Exercise prompt: Look for the word "chart" in each line and report the count of matching lines, with nothing added.

- - -

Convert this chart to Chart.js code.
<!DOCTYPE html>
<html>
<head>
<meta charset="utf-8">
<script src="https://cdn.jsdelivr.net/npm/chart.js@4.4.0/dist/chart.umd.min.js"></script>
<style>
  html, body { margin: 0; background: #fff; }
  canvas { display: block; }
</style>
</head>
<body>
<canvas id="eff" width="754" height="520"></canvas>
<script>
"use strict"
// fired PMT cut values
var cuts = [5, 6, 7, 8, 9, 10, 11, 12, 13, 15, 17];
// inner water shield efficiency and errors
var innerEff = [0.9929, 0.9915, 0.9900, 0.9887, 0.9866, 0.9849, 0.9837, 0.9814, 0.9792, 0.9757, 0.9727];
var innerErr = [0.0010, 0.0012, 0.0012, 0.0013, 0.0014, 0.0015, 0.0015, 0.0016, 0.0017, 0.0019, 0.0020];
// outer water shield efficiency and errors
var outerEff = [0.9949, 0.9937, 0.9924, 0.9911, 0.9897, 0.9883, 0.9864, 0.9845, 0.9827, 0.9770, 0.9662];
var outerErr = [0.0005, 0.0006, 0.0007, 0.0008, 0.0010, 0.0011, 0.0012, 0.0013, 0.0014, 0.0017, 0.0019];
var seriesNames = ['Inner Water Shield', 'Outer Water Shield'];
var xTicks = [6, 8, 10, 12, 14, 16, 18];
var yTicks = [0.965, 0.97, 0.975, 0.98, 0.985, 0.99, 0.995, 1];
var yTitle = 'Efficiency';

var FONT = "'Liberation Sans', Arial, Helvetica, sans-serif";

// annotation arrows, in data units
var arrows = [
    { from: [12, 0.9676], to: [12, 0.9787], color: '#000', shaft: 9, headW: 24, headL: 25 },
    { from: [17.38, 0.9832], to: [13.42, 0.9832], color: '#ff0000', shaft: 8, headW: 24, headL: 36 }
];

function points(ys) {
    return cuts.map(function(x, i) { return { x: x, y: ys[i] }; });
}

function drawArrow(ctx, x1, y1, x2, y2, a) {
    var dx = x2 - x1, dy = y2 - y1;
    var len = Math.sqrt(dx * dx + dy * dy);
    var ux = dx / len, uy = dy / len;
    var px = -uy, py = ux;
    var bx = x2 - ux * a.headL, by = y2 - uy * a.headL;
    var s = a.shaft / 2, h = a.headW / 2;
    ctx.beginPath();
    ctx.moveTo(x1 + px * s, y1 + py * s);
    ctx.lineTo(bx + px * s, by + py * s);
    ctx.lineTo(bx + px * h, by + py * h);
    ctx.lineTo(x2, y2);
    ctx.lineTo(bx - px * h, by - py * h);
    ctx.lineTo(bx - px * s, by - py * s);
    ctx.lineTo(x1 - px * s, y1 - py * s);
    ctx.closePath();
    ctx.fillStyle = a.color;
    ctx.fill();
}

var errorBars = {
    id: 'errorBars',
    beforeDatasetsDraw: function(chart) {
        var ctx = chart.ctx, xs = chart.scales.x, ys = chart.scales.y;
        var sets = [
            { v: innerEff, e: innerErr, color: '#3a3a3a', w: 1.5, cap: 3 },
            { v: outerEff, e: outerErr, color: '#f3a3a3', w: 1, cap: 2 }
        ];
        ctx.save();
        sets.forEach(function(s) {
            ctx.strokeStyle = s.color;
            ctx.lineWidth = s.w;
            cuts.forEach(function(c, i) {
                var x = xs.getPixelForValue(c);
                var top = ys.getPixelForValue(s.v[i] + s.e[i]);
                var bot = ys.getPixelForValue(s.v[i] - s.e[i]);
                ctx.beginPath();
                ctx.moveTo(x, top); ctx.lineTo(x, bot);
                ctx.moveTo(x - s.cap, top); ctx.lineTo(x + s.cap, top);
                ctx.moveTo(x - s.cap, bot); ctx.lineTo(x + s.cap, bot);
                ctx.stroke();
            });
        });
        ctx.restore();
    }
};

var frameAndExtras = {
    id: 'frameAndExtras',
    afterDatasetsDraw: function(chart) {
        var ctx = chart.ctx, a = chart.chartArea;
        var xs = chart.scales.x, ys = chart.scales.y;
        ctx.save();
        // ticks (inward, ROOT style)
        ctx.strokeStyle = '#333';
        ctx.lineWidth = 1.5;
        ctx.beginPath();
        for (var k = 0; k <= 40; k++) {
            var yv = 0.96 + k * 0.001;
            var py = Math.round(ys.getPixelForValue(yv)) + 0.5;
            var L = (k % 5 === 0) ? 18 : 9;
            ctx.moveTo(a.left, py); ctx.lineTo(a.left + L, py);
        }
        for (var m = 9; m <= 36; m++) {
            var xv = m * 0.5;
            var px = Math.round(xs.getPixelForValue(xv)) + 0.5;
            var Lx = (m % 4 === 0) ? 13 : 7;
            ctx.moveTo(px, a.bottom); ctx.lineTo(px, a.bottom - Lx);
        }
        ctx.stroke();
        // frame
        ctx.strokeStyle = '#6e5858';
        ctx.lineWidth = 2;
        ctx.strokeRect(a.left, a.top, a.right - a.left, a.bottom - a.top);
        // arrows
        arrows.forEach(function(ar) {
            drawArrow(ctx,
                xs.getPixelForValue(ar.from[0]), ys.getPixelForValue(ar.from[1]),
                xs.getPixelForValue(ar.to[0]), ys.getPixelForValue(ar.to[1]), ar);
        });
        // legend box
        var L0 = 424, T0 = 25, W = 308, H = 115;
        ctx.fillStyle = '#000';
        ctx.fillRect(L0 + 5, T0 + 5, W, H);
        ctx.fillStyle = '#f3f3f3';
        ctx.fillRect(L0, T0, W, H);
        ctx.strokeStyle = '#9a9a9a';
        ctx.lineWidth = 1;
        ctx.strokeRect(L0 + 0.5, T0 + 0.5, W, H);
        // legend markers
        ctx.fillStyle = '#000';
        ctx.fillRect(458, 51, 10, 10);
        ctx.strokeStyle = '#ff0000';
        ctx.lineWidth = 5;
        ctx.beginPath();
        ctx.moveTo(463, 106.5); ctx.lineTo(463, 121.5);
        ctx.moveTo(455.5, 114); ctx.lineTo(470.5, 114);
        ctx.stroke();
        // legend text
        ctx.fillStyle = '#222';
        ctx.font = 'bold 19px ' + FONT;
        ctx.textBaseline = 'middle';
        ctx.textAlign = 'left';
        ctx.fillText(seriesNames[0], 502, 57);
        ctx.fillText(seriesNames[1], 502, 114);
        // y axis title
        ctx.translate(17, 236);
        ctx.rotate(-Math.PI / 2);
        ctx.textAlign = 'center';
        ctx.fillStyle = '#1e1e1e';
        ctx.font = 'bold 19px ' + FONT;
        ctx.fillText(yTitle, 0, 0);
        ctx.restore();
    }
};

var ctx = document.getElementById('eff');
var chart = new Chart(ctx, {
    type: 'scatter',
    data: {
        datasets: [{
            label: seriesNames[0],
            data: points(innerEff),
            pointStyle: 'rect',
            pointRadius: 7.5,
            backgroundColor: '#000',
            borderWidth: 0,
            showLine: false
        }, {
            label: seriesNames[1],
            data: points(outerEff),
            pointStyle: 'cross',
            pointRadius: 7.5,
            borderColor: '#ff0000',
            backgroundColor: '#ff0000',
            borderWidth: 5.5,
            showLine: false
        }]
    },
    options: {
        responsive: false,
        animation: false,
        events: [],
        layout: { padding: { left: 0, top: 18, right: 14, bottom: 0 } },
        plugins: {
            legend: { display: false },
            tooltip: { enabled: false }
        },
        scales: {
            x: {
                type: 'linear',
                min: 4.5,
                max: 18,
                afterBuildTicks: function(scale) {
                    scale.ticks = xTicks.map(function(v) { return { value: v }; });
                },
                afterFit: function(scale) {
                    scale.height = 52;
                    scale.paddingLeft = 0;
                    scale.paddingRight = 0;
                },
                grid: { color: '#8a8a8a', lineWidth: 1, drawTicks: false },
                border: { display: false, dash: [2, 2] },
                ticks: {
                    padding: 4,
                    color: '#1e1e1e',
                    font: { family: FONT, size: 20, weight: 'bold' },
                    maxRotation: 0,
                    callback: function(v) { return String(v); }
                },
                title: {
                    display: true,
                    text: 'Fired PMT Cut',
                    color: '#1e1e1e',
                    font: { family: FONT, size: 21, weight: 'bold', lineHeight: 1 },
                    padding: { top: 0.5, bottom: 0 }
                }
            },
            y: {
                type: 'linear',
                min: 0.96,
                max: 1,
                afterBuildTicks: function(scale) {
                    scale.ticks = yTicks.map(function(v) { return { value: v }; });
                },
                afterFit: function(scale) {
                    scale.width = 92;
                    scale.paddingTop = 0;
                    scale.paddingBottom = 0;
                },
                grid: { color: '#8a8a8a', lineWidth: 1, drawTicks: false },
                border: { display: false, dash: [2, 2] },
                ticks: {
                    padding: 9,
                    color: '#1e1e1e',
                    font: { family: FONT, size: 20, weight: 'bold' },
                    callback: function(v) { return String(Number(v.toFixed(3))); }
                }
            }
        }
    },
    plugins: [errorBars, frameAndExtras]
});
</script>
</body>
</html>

- - -

Task result: 8